Pursuant to the statutory amendment effective March 1, 2017, attorney fees under Idaho Code Section 12-121 may be awarded by the court only when it finds that the case was brought, pursued or defended frivolously, unreasonably or without foundation, which finding must be in writing and include the basis and reasons for the award. No attorney fees may be awarded pursuant to Idaho Code Section 12-121 on a default judgment.

  • Amount of attorney fees. If the court grants attorney fees to a party or parties in a civil action it must consider the following in determining the amount of such fees:
    1. the time and labor required;
    2. the novelty and difficulty of the questions;
    3. the skill requisite to perform the legal service properly and the experience and ability of the attorney in the particular field of law;
    4. the prevailing charges for like work;
    5. whether the fee is fixed or contingent;
    6. the time limitations imposed by the client or the circumstances of the case;
    7. the amount involved and the results obtained;
    8. the undesirability of the case;
    9. the nature and length of the professional relationship with the client;
    10. awards in similar cases;
    11. the reasonable cost of automated legal research (Computer Assisted Legal Research), if the court finds it was reasonably necessary in preparing a party’s case;
    12. any other factor which the court deems appropriate in the particular case.
  • Pleading; Default judgments.
    1. In general. It is not necessary for any party in a civil action to assert a claim for attorney fees in any pleading.
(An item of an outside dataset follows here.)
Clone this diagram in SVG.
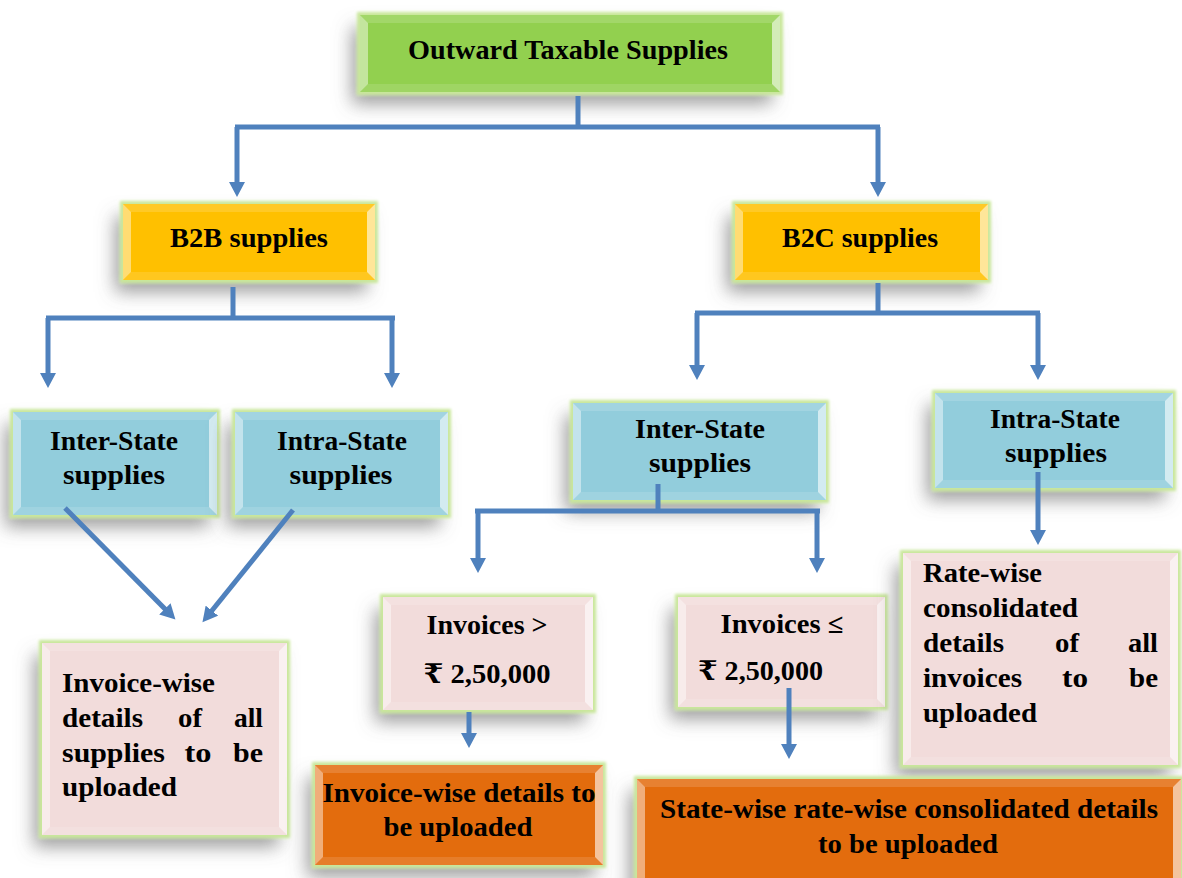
<svg xmlns="http://www.w3.org/2000/svg" width="1182" height="878" viewBox="0 0 1182 878">
<defs>
<style>
.t{font-family:"Liberation Serif","DejaVu Serif",serif;font-weight:bold;fill:#000;font-size:27px}
.c{text-anchor:middle}
.e{text-anchor:end}
.g{fill:#92D050}
.y{fill:#FFC000}
.b{fill:#92CDDC}
.p{fill:#F2DCDB}
.o{fill:#E36C09}
.bl{fill:#fff;opacity:.45}
.br{fill:#fff;opacity:.6}
.bt{fill:#fff;opacity:.15}
.bb{fill:#fff;opacity:.12}
.ln{fill:none;stroke:#4F81BD;stroke-width:5}
.ar{marker-end:url(#ah)}
</style>
<filter id="fx" x="-20%" y="-35%" width="140%" height="180%">
<feGaussianBlur in="SourceAlpha" stdDeviation="9" result="b"/>
<feOffset in="b" dx="-8" dy="12" result="o"/>
<feFlood flood-color="#6a6a6a" flood-opacity="0.65"/>
<feComposite in2="o" operator="in" result="sh"/>
<feMorphology in="SourceAlpha" operator="dilate" radius="3" result="d"/>
<feGaussianBlur in="d" stdDeviation="1.8" result="db"/>
<feFlood flood-color="#c9e79b"/>
<feComposite in2="db" operator="in" result="gl"/>
<feMerge><feMergeNode in="sh"/><feMergeNode in="gl"/><feMergeNode in="SourceGraphic"/></feMerge>
</filter>
<marker id="ah" markerUnits="userSpaceOnUse" markerWidth="16" markerHeight="16" refX="3" refY="8" orient="auto">
<path d="M0,0 L15,8 L0,16 Z" fill="#4F81BD"/>
</marker>
</defs>
<rect width="1182" height="878" fill="#fff"/>

<g id="n-outward">
<rect class="g" x="360" y="15" width="420" height="77" filter="url(#fx)"/>
<polygon class="bl" points="360,15 368,23 368,84 360,92"/>
<polygon class="br" points="780,15 772,23 772,84 780,92"/>
<polygon class="bt" points="360,15 780,15 772,23 368,23"/>
<polygon class="bb" points="360,92 368,84 772,84 780,92"/>
<text class="t c" x="568" y="59" font-size="28" textLength="320" lengthAdjust="spacingAndGlyphs">Outward Taxable Supplies</text>
</g>

<g id="n-b2b">
<rect class="y" x="123" y="204" width="252" height="76" filter="url(#fx)"/>
<polygon class="bl" points="123,204 131,212 131,272 123,280"/>
<polygon class="br" points="375,204 367,212 367,272 375,280"/>
<polygon class="bt" points="123,204 375,204 367,212 131,212"/>
<polygon class="bb" points="123,280 131,272 367,272 375,280"/>
<text class="t c" x="249" y="247" textLength="158" lengthAdjust="spacingAndGlyphs">B2B supplies</text>
</g>

<g id="n-b2c">
<rect class="y" x="735" y="204" width="253" height="76" filter="url(#fx)"/>
<polygon class="bl" points="735,204 743,212 743,272 735,280"/>
<polygon class="br" points="988,204 980,212 980,272 988,280"/>
<polygon class="bt" points="735,204 988,204 980,212 743,212"/>
<polygon class="bb" points="735,280 743,272 980,272 988,280"/>
<text class="t c" x="860" y="247" textLength="156" lengthAdjust="spacingAndGlyphs">B2C supplies</text>
</g>

<g id="n-b2b-inter">
<rect class="b" x="13" y="412" width="204" height="103" filter="url(#fx)"/>
<polygon class="bl" points="13,412 21,420 21,507 13,515"/>
<polygon class="br" points="217,412 209,420 209,507 217,515"/>
<polygon class="bt" points="13,412 217,412 209,420 21,420"/>
<polygon class="bb" points="13,515 21,507 209,507 217,515"/>
<text class="t c" x="114" y="450" textLength="128" lengthAdjust="spacingAndGlyphs">Inter-State</text>
<text class="t c" x="114" y="484" textLength="102" lengthAdjust="spacingAndGlyphs">supplies</text>
</g>

<g id="n-b2b-intra">
<rect class="b" x="235" y="412" width="213" height="103" filter="url(#fx)"/>
<polygon class="bl" points="235,412 243,420 243,507 235,515"/>
<polygon class="br" points="448,412 440,420 440,507 448,515"/>
<polygon class="bt" points="235,412 448,412 440,420 243,420"/>
<polygon class="bb" points="235,515 243,507 440,507 448,515"/>
<text class="t c" x="342" y="450" textLength="130" lengthAdjust="spacingAndGlyphs">Intra-State</text>
<text class="t c" x="341" y="484" textLength="103" lengthAdjust="spacingAndGlyphs">supplies</text>
</g>

<g id="n-b2c-inter">
<rect class="b" x="573" y="403" width="253" height="97" filter="url(#fx)"/>
<polygon class="bl" points="573,403 581,411 581,492 573,500"/>
<polygon class="br" points="826,403 818,411 818,492 826,500"/>
<polygon class="bt" points="573,403 826,403 818,411 581,411"/>
<polygon class="bb" points="573,500 581,492 818,492 826,500"/>
<text class="t c" x="700" y="438" textLength="130" lengthAdjust="spacingAndGlyphs">Inter-State</text>
<text class="t c" x="700" y="472" textLength="102" lengthAdjust="spacingAndGlyphs">supplies</text>
</g>

<g id="n-b2c-intra">
<rect class="b" x="935" y="393" width="238" height="95" filter="url(#fx)"/>
<polygon class="bl" points="935,393 943,401 943,480 935,488"/>
<polygon class="br" points="1173,393 1165,401 1165,480 1173,488"/>
<polygon class="bt" points="935,393 1173,393 1165,401 943,401"/>
<polygon class="bb" points="935,488 943,480 1165,480 1173,488"/>
<text class="t c" x="1055" y="428" textLength="130" lengthAdjust="spacingAndGlyphs">Intra-State</text>
<text class="t c" x="1056" y="462" textLength="102" lengthAdjust="spacingAndGlyphs">supplies</text>
</g>

<g id="n-b2b-details">
<rect class="p" x="42" y="643" width="245" height="192" filter="url(#fx)"/>
<polygon class="bl" points="42,643 50,651 50,827 42,835"/>
<polygon class="br" points="287,643 279,651 279,827 287,835"/>
<polygon class="bt" points="42,643 287,643 279,651 50,651"/>
<polygon class="bb" points="42,835 50,827 279,827 287,835"/>
<text class="t" x="62" y="692" textLength="153" lengthAdjust="spacingAndGlyphs">Invoice-wise</text>
<text class="t" x="62" y="727" textLength="81" lengthAdjust="spacingAndGlyphs">details</text>
<text class="t c" x="190" y="727" textLength="24" lengthAdjust="spacingAndGlyphs">of</text>
<text class="t e" x="263" y="727" textLength="29" lengthAdjust="spacingAndGlyphs">all</text>
<text class="t" x="62" y="762" textLength="103" lengthAdjust="spacingAndGlyphs">supplies</text>
<text class="t c" x="198" y="762" textLength="27" lengthAdjust="spacingAndGlyphs">to</text>
<text class="t e" x="263" y="762" textLength="30" lengthAdjust="spacingAndGlyphs">be</text>
<text class="t" x="62" y="796" textLength="115" lengthAdjust="spacingAndGlyphs">uploaded</text>
</g>

<g id="n-inv-gt">
<rect class="p" x="383" y="597" width="210" height="113" filter="url(#fx)"/>
<polygon class="bl" points="383,597 391,605 391,702 383,710"/>
<polygon class="br" points="593,597 585,605 585,702 593,710"/>
<polygon class="bt" points="383,597 593,597 585,605 391,605"/>
<polygon class="bb" points="383,710 391,702 585,702 593,710"/>
<text class="t c" x="487" y="634" textLength="121" lengthAdjust="spacingAndGlyphs">Invoices &gt;</text>
<text class="t c" x="487" y="683" textLength="127" lengthAdjust="spacingAndGlyphs">₹ 2,50,000</text>
</g>

<g id="n-inv-le">
<rect class="p" x="678" y="597" width="207" height="110" filter="url(#fx)"/>
<polygon class="bl" points="678,597 686,605 686,699 678,707"/>
<polygon class="br" points="885,597 877,605 877,699 885,707"/>
<polygon class="bt" points="678,597 885,597 877,605 686,605"/>
<polygon class="bb" points="678,707 686,699 877,699 885,707"/>
<text class="t c" x="782" y="633" textLength="123" lengthAdjust="spacingAndGlyphs">Invoices ≤</text>
<text class="t" x="698" y="680" textLength="125" lengthAdjust="spacingAndGlyphs">₹ 2,50,000</text>
</g>

<g id="n-ratewise">
<rect class="p" x="903" y="553" width="275" height="212" filter="url(#fx)"/>
<polygon class="bl" points="903,553 911,561 911,757 903,765"/>
<polygon class="br" points="1178,553 1170,561 1170,757 1178,765"/>
<polygon class="bt" points="903,553 1178,553 1170,561 911,561"/>
<polygon class="bb" points="903,765 911,757 1170,757 1178,765"/>
<text class="t" x="923" y="582" textLength="119" lengthAdjust="spacingAndGlyphs">Rate-wise</text>
<text class="t" x="923" y="617" textLength="155" lengthAdjust="spacingAndGlyphs">consolidated</text>
<text class="t" x="923" y="652" textLength="81" lengthAdjust="spacingAndGlyphs">details</text>
<text class="t c" x="1067" y="652" textLength="24" lengthAdjust="spacingAndGlyphs">of</text>
<text class="t e" x="1158" y="652" textLength="30" lengthAdjust="spacingAndGlyphs">all</text>
<text class="t" x="923" y="687" textLength="99" lengthAdjust="spacingAndGlyphs">invoices</text>
<text class="t c" x="1075" y="687" textLength="26" lengthAdjust="spacingAndGlyphs">to</text>
<text class="t e" x="1158" y="687" textLength="29" lengthAdjust="spacingAndGlyphs">be</text>
<text class="t" x="923" y="722" textLength="114" lengthAdjust="spacingAndGlyphs">uploaded</text>
</g>

<g id="n-out-invoice">
<rect class="o" x="315" y="765" width="288" height="100" filter="url(#fx)"/>
<polygon class="bl" points="315,765 323,773 323,857 315,865"/>
<polygon class="br" points="603,765 595,773 595,857 603,865"/>
<polygon class="bt" points="315,765 603,765 595,773 323,773"/>
<polygon class="bb" points="315,865 323,857 595,857 603,865"/>
<text class="t c" x="459" y="802" font-size="28" textLength="273" lengthAdjust="spacingAndGlyphs">Invoice-wise details to</text>
<text class="t c" x="458" y="836" font-size="28" textLength="149" lengthAdjust="spacingAndGlyphs">be uploaded</text>
</g>

<g id="n-out-state">
<rect class="o" x="637" y="779" width="544" height="111" filter="url(#fx)"/>
<polygon class="bl" points="637,779 645,787 645,882 637,890"/>
<polygon class="br" points="1181,779 1173,787 1173,882 1181,890"/>
<polygon class="bt" points="637,779 1181,779 1173,787 645,787"/>
<text class="t c" x="909" y="818" font-size="28" textLength="498" lengthAdjust="spacingAndGlyphs">State-wise rate-wise consolidated details</text>
<text class="t c" x="908" y="853" font-size="28" textLength="180" lengthAdjust="spacingAndGlyphs">to be uploaded</text>
</g>

<g id="connectors">
<path class="ln" d="M578,96 V127 M235,127 H880"/>
<path class="ln ar" d="M237,127 V185"/>
<path class="ln ar" d="M878,127 V185"/>
<path class="ln" d="M233,287 V318 M46,318 H395"/>
<path class="ln ar" d="M48,318 V376"/>
<path class="ln ar" d="M392,318 V376"/>
<path class="ln" d="M878,283 V313 M695,313 H1040"/>
<path class="ln ar" d="M697,313 V368"/>
<path class="ln ar" d="M1038,313 V368"/>
<path class="ln" d="M658,484 V511 M475,511 H820"/>
<path class="ln ar" d="M478,511 V561"/>
<path class="ln ar" d="M817,511 V561"/>
<path class="ln ar" d="M1038,472 V533"/>
<path class="ln ar" d="M65,508 L167,611"/>
<path class="ln ar" d="M293,510 L210,613"/>
<path class="ln ar" d="M469,712 V736"/>
<path class="ln ar" d="M789,688 V747"/>
</g>
</svg>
    2. In default judgment. When attorney fees are requested pursuant to contract or a statute other than Idaho Code section 12-121in a judgment by default, the amount of attorney fees in the event of default must be included in the prayer for relief in the complaint and the award must not exceed the amount in the prayer. An award of attorney fees under Idaho Code section 12-120 in default judgments where the defendant has not appeared must not exceed the amount of the judgment for the claim, exclusive of costs.
  • Attorney fees as costs. Attorney fees, when allowable by statute or contract, are costs in an action and processed in the same manner as other costs and included in the memorandum of costs. A claim for attorney fees as costs must be supported by an affidavit of the attorney stating the basis and method of computation.
  • Objection to attorney fees. Any objection to a claim for attorney fees must be made in the same manner as an objection to costs as provided by Rule 54(d)(5). The court may conduct an evidentiary hearing, if it deems it necessary, regarding the award of attorney fees.
  • Settlement of attorney fees by order of the court; Determination not binding on attorney and client. After a hearing on an objection to attorney fees, or after the time for filing an objection has passed, the court must enter an order settling the dollar amount of attorney fees, if any, awarded to any party to the action. If there was a timely objection to the amount of attorney fees, the court must include in the order its reasoning and the factors it relied on in determining the amount of the award. The allowance of attorney fees by the court under this rule is not to be construed as fixing the fees between attorney and client.
  • Claims to which rule applies. Any claim for attorney fees, including claims pursuant to Idaho Code section 12-121, must be made pursuant to Rule 54(e) unless an applicable statute or contract provides otherwise.